>> Begin Stored data

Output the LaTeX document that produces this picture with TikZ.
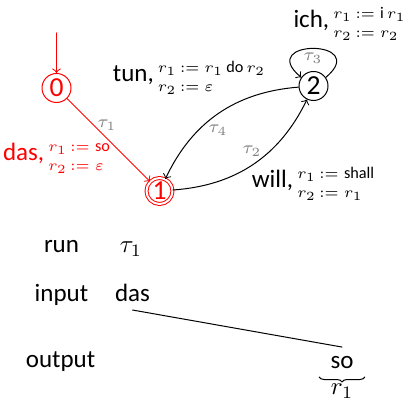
\documentclass[tikz,border=0pt]{standalone}
\usepackage{fontspec}
\setmainfont{Carlito}
\usetikzlibrary{decorations.pathreplacing}

% register update written next to a transition
\newcommand\regupd[3]{#1,\,{\fontsize{6.5}{7.8}\selectfont\begin{tabular}{@{}l@{\ }l@{}}$r_1$ & $:= #2$\\ $r_2$ & $:= #3$\end{tabular}}}

\tikzset{
  state/.style={circle,draw,minimum size=11.6pt,inner sep=0pt,font=\fontsize{11}{13}\selectfont},
  final/.style={double,double distance=0.8pt,minimum size=10.4pt},
  trname/.style={gray,font=\scriptsize,inner sep=0pt},
  trlabel/.style={inner sep=0pt},
}

\begin{document}
\begin{tikzpicture}[x=0.4pt,y=0.4pt,line cap=round,line join=round]
  \useasboundingbox (0,0) rectangle (411,-404);
  % the automaton
  \node[state,red] (q0) at (56.5,-88) {0};
  \node[state,final,red] (q1) at (159.5,-191) {1};
  \node[state] (q2) at (313.5,-86) {2};
  \coordinate (start) at (56.5,-33);
  \draw[->,red] (start) -- (q0);
  \draw[->,red] (q0) -- (q1);
  \draw[->] (q1) to[bend right=30] (q2);
  \draw[->] (q2) to[bend right=30] (q1);
  \draw[->] (q2.35) .. controls +(40:60) and +(140:60) .. (q2.145);
  \node[trname] (tau1) at (107,-125) {$\tau_1$};
  \node[trname] (tau2) at (252,-151) {$\tau_2$};
  \node[trname] (tau3) at (313,-58) {$\tau_3$};
  \node[trname] (tau4) at (218,-130) {$\tau_4$};
  \node[trlabel,red] (lab1) at (56.5,-157) {\regupd{das}{\mbox{so}}{\varepsilon}};
  \node[trlabel] (lab2) at (313,-184) {\regupd{will}{\mbox{shall}}{r_1}};
  \node[trlabel,anchor=east] (lab3) at (406,-24) {\regupd{ich}{\mbox{i}\,r_1}{r_2}};
  \node[trlabel] (lab4) at (189,-78) {\regupd{tun}{r_1\,\mbox{do}\,r_2}{\varepsilon}};
  % the run
  \node[anchor=base] (run) at (61.5,-253) {run};
  \node[anchor=base] (rtau) at (131,-253) {$\tau_1$};
  \node[anchor=base] (inp) at (61.5,-301) {input};
  \node[anchor=base] (das) at (132.5,-301) {das};
  \node[anchor=base] (outp) at (60.5,-367) {output};
  \node[anchor=base] (so) at (342,-368) {so};
  \draw (das.south) -- (so.north);
  \draw[decorate,decoration={brace,mirror,amplitude=2pt}]
    ([xshift=-1pt]so.south west) -- ([xshift=1pt]so.south east) node[midway,below=2.5pt,inner sep=0pt] (reg) {$r_1$};
\end{tikzpicture}
\end{document}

>> End Stored data

■ Exercise details ■
Reproduce the material above in full and without alteration, but skip all pictures.

■ Solution ■
Output the LaTeX document that produces this picture with TikZ.
\documentclass[tikz,border=0pt]{standalone}
\usepackage{fontspec}
\setmainfont{Carlito}
\usetikzlibrary{decorations.pathreplacing}

% register update written next to a transition
\newcommand\regupd[3]{#1,\,{\fontsize{6.5}{7.8}\selectfont\begin{tabular}{@{}l@{\ }l@{}}$r_1$ & $:= #2$\\ $r_2$ & $:= #3$\end{tabular}}}

\tikzset{
  state/.style={circle,draw,minimum size=11.6pt,inner sep=0pt,font=\fontsize{11}{13}\selectfont},
  final/.style={double,double distance=0.8pt,minimum size=10.4pt},
  trname/.style={gray,font=\scriptsize,inner sep=0pt},
  trlabel/.style={inner sep=0pt},
}

\begin{document}
\begin{tikzpicture}[x=0.4pt,y=0.4pt,line cap=round,line join=round]
  \useasboundingbox (0,0) rectangle (411,-404);
  % the automaton
  \node[state,red] (q0) at (56.5,-88) {0};
  \node[state,final,red] (q1) at (159.5,-191) {1};
  \node[state] (q2) at (313.5,-86) {2};
  \coordinate (start) at (56.5,-33);
  \draw[->,red] (start) -- (q0);
  \draw[->,red] (q0) -- (q1);
  \draw[->] (q1) to[bend right=30] (q2);
  \draw[->] (q2) to[bend right=30] (q1);
  \draw[->] (q2.35) .. controls +(40:60) and +(140:60) .. (q2.145);
  \node[trname] (tau1) at (107,-125) {$\tau_1$};
  \node[trname] (tau2) at (252,-151) {$\tau_2$};
  \node[trname] (tau3) at (313,-58) {$\tau_3$};
  \node[trname] (tau4) at (218,-130) {$\tau_4$};
  \node[trlabel,red] (lab1) at (56.5,-157) {\regupd{das}{\mbox{so}}{\varepsilon}};
  \node[trlabel] (lab2) at (313,-184) {\regupd{will}{\mbox{shall}}{r_1}};
  \node[trlabel,anchor=east] (lab3) at (406,-24) {\regupd{ich}{\mbox{i}\,r_1}{r_2}};
  \node[trlabel] (lab4) at (189,-78) {\regupd{tun}{r_1\,\mbox{do}\,r_2}{\varepsilon}};
  % the run
  \node[anchor=base] (run) at (61.5,-253) {run};
  \node[anchor=base] (rtau) at (131,-253) {$\tau_1$};
  \node[anchor=base] (inp) at (61.5,-301) {input};
  \node[anchor=base] (das) at (132.5,-301) {das};
  \node[anchor=base] (outp) at (60.5,-367) {output};
  \node[anchor=base] (so) at (342,-368) {so};
  \draw (das.south) -- (so.north);
  \draw[decorate,decoration={brace,mirror,amplitude=2pt}]
    ([xshift=-1pt]so.south west) -- ([xshift=1pt]so.south east) node[midway,below=2.5pt,inner sep=0pt] (reg) {$r_1$};
\end{tikzpicture}
\end{document}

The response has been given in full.